Rhea Myers

From An Ancient Star

http://ghostbox.co.uk/fromanancientstar.htm

The bands signed to Ghost Box records are developing the most fully-formed musical mythology in British music since The Fields of the Nephilim (or possibly the JAMMs). With “From An Ancient Star”, Ghost Box band Belbury Poly have continued to expand and integrate their range of retrofuturistic references, blending them into an intensified musical dreamtime of the historical and technological uncanny of the 1970s.

This is the time (and space) of ouija boards and “Tomorrows World”, synthesizers and maypole dances, standing stones and polytechnics, Eric Von Daniken and Denis Wheatley. This is the synthesis of techno-social utopia and haunted rural folk culture. Add the words “dialectic” and “simulacra” to taste. And as the album’s cover strongly suggests, this is the time of the final Quatermass adventure and of “The Children Of The Stones”.

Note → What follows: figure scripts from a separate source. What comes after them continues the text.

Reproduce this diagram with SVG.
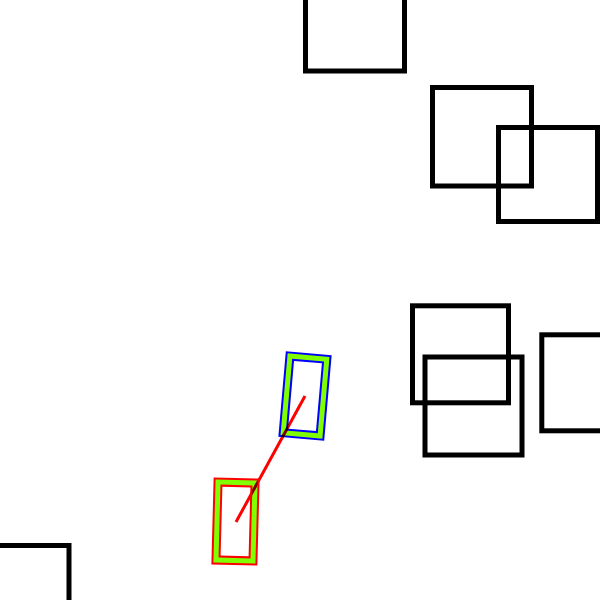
<svg xmlns="http://www.w3.org/2000/svg" width="600" height="600" viewBox="0 0 600 600">
  <style>
    .box { fill: none; stroke: #000; stroke-width: 5; }
    .outerB { fill: none; stroke: #0000ff; stroke-width: 9; }
    .outerR { fill: none; stroke: #ff0000; stroke-width: 9; }
    .inner { fill: none; stroke: #7fff00; stroke-width: 5; }
    .link { stroke: #ff0000; stroke-width: 3; fill: none; mix-blend-mode: multiply; }
  </style>
  <rect width="600" height="600" fill="#fff"/>
  <g id="box1"><rect class="box" x="305.5" y="-29" width="99" height="100"/></g>
  <g id="box2"><rect class="box" x="432.5" y="87.5" width="99" height="98.5"/></g>
  <g id="box3"><rect class="box" x="498.5" y="127.5" width="99" height="94"/></g>
  <g id="box4"><rect class="box" x="412.5" y="305.8" width="96" height="97"/></g>
  <g id="box5"><rect class="box" x="425" y="357" width="97" height="98"/></g>
  <g id="box6"><rect class="box" x="541.8" y="334.8" width="100" height="96"/></g>
  <g id="box7"><rect class="box" x="-31" y="545.5" width="100" height="100"/></g>
  <g id="nodeA" transform="translate(305 396) rotate(5)">
    <rect class="outerB" x="-18.5" y="-38.5" width="37" height="77"/>
    <rect class="inner" x="-18.5" y="-38.5" width="37" height="77"/>
  </g>
  <g id="nodeB" transform="translate(235.5 521.5) rotate(1.5)">
    <rect class="outerR" x="-18.5" y="-39" width="37" height="78"/>
    <rect class="inner" x="-18.5" y="-39" width="37" height="78"/>
  </g>
  <g id="connectors">
    <line class="link" x1="305" y1="396" x2="236" y2="522"/>
  </g>
</svg>
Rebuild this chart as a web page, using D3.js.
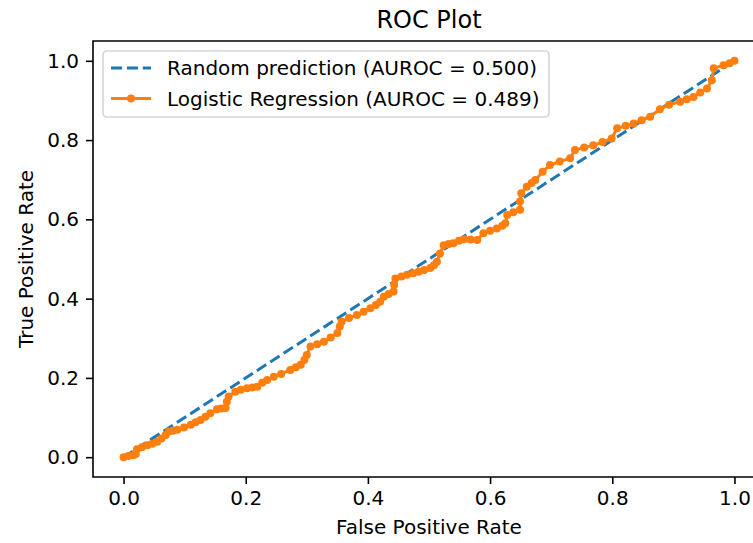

It’s an accessible and rewarding listen. The analogue synth sounds echoing Tangerine Dream, Jean Michel Jarre, Vangelis, The BBC Radiophonic Workshop. The musical styles and found archive reodings echoing folk culture, television and film music, and public service announcements. The reslt is much more than the sum of its parts, and very contemporary. This is not nostalgia, it uses the musical past as a prism for the cultural present.

A nagging voice at the back of my mind asks “what next?” Is there only so far this formula can be refined? But then the reggae rhythm starts. And it works, and works well. If you’ve bought any other Ghost Box releases, this is one that you have to ad to your collection. And if you haven’t bought any other albums from Ghost Box this is definitely the one to start with.